It's been fantastic getting to feature so many of the experts whom I work alongside. For this newsletter, I'm fortunate to feature Michael Pepson, Regulatory Counsel at Americans for Prosperity Foundation, to discuss a case before the Supreme Court that deserves more attention. – Casey
Six years ago, a family opened up a truck stop and convenience store off of a highway in North Dakota and named it Corner Post. They quickly realized that their ability to earn a living was being negatively impacted by a decision that they believe to be unlawful, made years earlier by unelected bureaucrats in Washington, D.C.
But when the family members sought their day in court, they were essentially told they were out of luck because the window to challenge the regulation had expired before their business even existed.
Every person has the right to have their day in court when newly confronted with a government regulation they believe to be unjust and unlawful.
It's a hallmark of our country. And it's up for debate.
In the following weeks, the U.S. Supreme Court will decide a case that tests that very notion.
The Case: Corner Post, Inc. v. The Federal Reserve
You likely haven't heard of Corner Post, Inc. v. The Federal Reserve. But it's a case that stands to impact you and millions of your fellow Americans.
At issue is the meaning of a federal statute. It says that if people need to challenge a federal regulation, they've got a six-year time limit for filing a complaint.
The question is, when does the clock start? Is it when the SEC, DHS, or other agency finalizes a regulation? Or is it when a person is first harmed by it?
In other words, what happens when a federal agency issues a regulation and then you want to open a bakery, launch a new plumbing business, or start any number of new endeavors that are hurt by the regulation more than six years later? Can you sue? Or are you out of luck simply because the regulation was on the books before you even had the idea?
Don't mind the fact that the six-year statute of limitations has no bearing on whether the regulation itself is beyond the agency's power, unconstitutional, or otherwise unlawful?
Just the Facts, Ma'am
Consider the facts of Corner Post. In 2011, the Federal Reserve issued a regulation setting a cap on "swipe" fees businesses that accept debit cards must pay to banks that process debit-card transactions. But Corner Post didn't open for business until 2018 — more than six years after the agency issued the debit-fee rule. They weren't harmed in 2011, because their business didn't exist. They got hit by the rule when they opened their doors a full seven years after federal officials issued the rule.

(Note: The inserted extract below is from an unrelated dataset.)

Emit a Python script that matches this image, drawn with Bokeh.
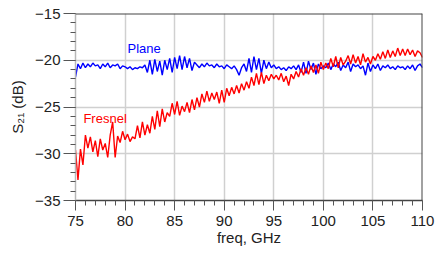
import numpy as np
from bokeh.plotting import figure
from bokeh.models import SingleIntervalTicker, Span, Label, Range1d
from bokeh.embed import file_html
from bokeh.resources import INLINE

# frequency sweep (GHz): 75 to 110 in 0.25 GHz steps
F_START, F_STOP, F_STEP = 75.0, 110.0, 0.25
freq = np.round(np.arange(F_START, F_STOP + F_STEP / 2, F_STEP), 3)

plane = [
    -21.8, -20.4, -20.9, -20.3, -20.8, -20.4, -20.7, -20.3, -20.6, -20.5, -20.9, -20.4, -20.7, -20.3, -20.8, -20.5, -20.6, -20.4, -20.9, -20.6, -20.7,
    -20.9, -20.7, -21.0, -20.8, -20.9, -20.7, -20.8, -20.5,
    -21.3, -20.0, -21.5, -19.9, -21.2, -20.1, -21.6, -20.0, -21.0, -19.8, -21.3, -19.7, -20.9, -19.5, -21.0, -19.6, -20.8, -19.8, -21.1, -20.2,
    -20.5, -20.8, -20.4, -20.7, -20.3, -20.6, -20.5, -20.8, -20.4, -20.7, -20.6, -20.9, -20.5, -20.7, -20.9, -20.6, -21.0, -21.6, -20.8, -20.4,
    -21.2, -19.8, -21.3, -19.6, -21.0, -19.8, -21.4, -20.0, -20.9, -20.2, -20.8, -20.5,
    -20.9, -20.7, -21.0, -20.8, -21.1, -20.7, -20.9, -20.6, -21.0, -20.5, -21.3, -20.2, -21.4, -20.1, -21.0, -20.3, -21.5, -20.4, -20.9, -20.6,
    -20.8, -20.3, -21.0, -20.4, -20.7, -20.2, -21.1, -20.5, -20.8, -20.2, -21.2, -20.4, -20.7, -20.5, -20.9, -20.6, -21.6, -20.3, -21.2, -20.5,
    -20.9, -20.4, -21.1, -20.6, -20.8, -20.5, -20.9, -20.7, -21.0, -20.6, -20.8, -20.7, -21.0, -20.6, -20.9, -20.5, -21.1, -20.6, -20.4, -20.8,
]

fresnel = [
    -29.6, -32.8, -29.5, -31.2, -28.0,
    -29.4, -28.2, -29.8, -28.6, -30.3, -28.4, -29.6, -28.9, -30.4,
    -28.0, -26.6, -30.4,
    -28.1, -28.8, -27.6, -28.5, -27.9, -28.7, -28.2, -28.4,
    -27.0, -28.3, -26.6, -28.0, -26.9, -27.8,
    -26.0, -27.4, -25.4, -27.1, -25.2, -26.6, -25.6,
    -26.0, -24.6, -25.8, -24.4, -25.9, -24.9, -25.5, -24.5,
    -25.6, -24.2, -25.3, -24.0, -25.0,
    -23.6, -24.5, -23.3, -24.4, -23.5, -24.2, -23.4, -24.6,
    -23.2, -24.5, -23.0, -23.8, -22.9, -23.6, -22.7, -23.5, -22.5, -23.2,
    -22.3, -23.0, -21.8, -22.7, -21.4, -22.6, -21.3, -22.5, -21.6, -22.2, -21.5, -22.0,
    -21.6, -22.1, -21.4, -22.3, -21.7, -22.7, -21.5, -22.0,
    -21.2, -21.8, -20.9, -21.6, -20.8, -21.5, -20.6, -21.3, -20.5, -21.4, -20.2, -21.0,
    -20.3, -20.9, -19.8, -20.7, -19.6, -20.8, -19.7, -20.5,
    -20.1, -19.5, -20.4, -19.4, -20.3, -19.6, -20.5, -19.3, -20.2, -19.7, -20.4, -19.6,
    -20.0, -19.3, -19.9, -19.1, -19.8, -18.9, -19.7, -19.0, -19.6, -18.7, -19.5, -18.8,
    -19.5, -18.8, -19.4, -18.9, -19.6, -19.0, -19.2, -19.7,
]

X_RANGE = (75, 110)
Y_RANGE = (-35, -15)
TICK_STEP = 5

FONT = "Liberation Sans"
TXT = "#222222"

p = figure(width=440, height=253, output_backend="svg", toolbar_location=None,
           x_range=Range1d(*X_RANGE), y_range=Range1d(*Y_RANGE),
           min_border_left=75, min_border_right=18, min_border_top=13, min_border_bottom=53)
p.outline_line_color = None
p.background_fill_color = "white"
p.border_fill_color = "white"

p.line(freq, plane, line_color="#0000ff", line_width=1.4)
p.line(freq, fresnel, line_color="#ff0000", line_width=1.4)

for ax in (p.xaxis, p.yaxis):
    ax.ticker = SingleIntervalTicker(interval=TICK_STEP, num_minor_ticks=5)
    ax.major_label_text_font = FONT
    ax.major_label_text_font_size = "15px"
    ax.major_label_text_color = TXT
    ax.axis_label_text_font = FONT
    ax.axis_label_text_font_size = "15px"
    ax.axis_label_text_font_style = "normal"
    ax.axis_label_text_color = TXT
    ax.major_tick_in = 0
    ax.minor_tick_in = 0
    ax.major_tick_line_color = "#555555"
    ax.minor_tick_line_color = "#555555"

p.xaxis.axis_label = "freq, GHz"
p.xaxis.major_tick_out = 10
p.xaxis.minor_tick_out = 5
p.xaxis.major_label_standoff = 5
p.xaxis.axis_label_standoff = 0
p.xaxis.axis_line_color = "#444444"
p.xaxis.axis_line_width = 1.5

p.yaxis.axis_label = "S\u2082\u2081 (dB)"
p.yaxis.major_tick_out = 12
p.yaxis.minor_tick_out = 5
p.yaxis.major_label_standoff = 3
p.yaxis.axis_label_standoff = 6
p.yaxis.axis_line_color = "#b8b8b8"
p.yaxis.axis_line_width = 1.5

p.xgrid.grid_line_color = "#d0d0d0"
p.ygrid.grid_line_color = "#d0d0d0"
p.xgrid.grid_line_width = 1.5
p.ygrid.grid_line_width = 1.5

p.add_layout(Span(location=Y_RANGE[1], dimension="width", line_color="#444444", line_width=2))
p.add_layout(Span(location=X_RANGE[1], dimension="height", line_color="#444444", line_width=2))

p.add_layout(Label(x=80.25, y=-18.7, text="Plane", text_color="#0000ff",
                   text_font=FONT, text_font_size="13px", text_baseline="alphabetic"))
p.add_layout(Label(x=75.8, y=-26.2, text="Fresnel", text_color="#ff0000",
                   text_font=FONT, text_font_size="13px", text_baseline="alphabetic"))

open("out.html", "w").write(file_html(p, INLINE))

The question before the Supreme Court is whether Corner Post is entitled to its day in court to challenge the debit-card regulation.
While millions of small businesses are impacted by that single rule, the implications of this case are much bigger.
Today, most federal law is made not by Congress but by unelected administrators in the form of binding regulations governing private conduct. To put this in perspective, "[i]n contrast to the roughly 200 to 400 laws passed by Congress, the federal administrative agencies adopt approximately 3,000 to 5,000 final rules each year." There are untold thousands of regulations governing private conduct in the Code of Federal Regulations, which is over 180,000 pages.
Many such regulations have been on the books for years, never having been challenged in court. And often, companies and ordinary citizens that violate these regulations are exposed to draconian civil and even criminal penalties.
AFPF Fights for Americans to be Heard
Just imagine. What happens if a government agency issues regulations to govern a new or nonexistent industry? For example, if the FTC writes a suite of regulations governing the use of artificial intelligence technology in 1985… the year the Sony Discman was heralded as a breakthrough tech device.
In this hypothetical, literally no one could sue within six years, as no companies yet existed that would be harmed — a requirement to bring a legal challenge. Another scenario is where an agency issues informal guidance interpreting a long-extant regulation to apply to conduct or parties that were long thought to be outside its scope.
Here's the rub: a subset of these old regulations are themselves unlawful and thus nullities with no binding effect. An unlawful regulation doesn't achieve the legitimacy of a duly enacted federal statute simply because it has been on the books for six years. But current case law holds that affected businesses and individuals only have six years after the regulation has been issued to challenge it in court.
So, what are individuals, nonprofits, and businesses supposed to do if they believe an old regulation is harming them?
Violating the regulation, triggering an enforcement action and exposure to draconian civil and criminal penalties, is not a realistic or safe path for any rational business or individual to take to get a day in court.
That's not realistic, and it's not right.
Let's go back to what the statute says: The time limit for challenging a regulation starts when a plaintiff's "right of action first accrues." This means that, just like every other normal statute of limitations, the clock starts ticking for a business to sue when that business is first harmed by a regulation — not when a federal agency issues the regulation. And the government is not entitled to a special rule barring the courthouse doors for people recently injured by its old regulations.
For these reasons, Americans for Prosperity Foundation filed a friend-of-the-court brief in this case urging the Court to keep the courthouse doors open for businesses like Corner Post newly harmed by old regulations.
The Supreme Court heard oral argument on February 20th, and there is reason to hope that the Court will allow Corner Post's challenge to go forward. A decision is expected before the end of June.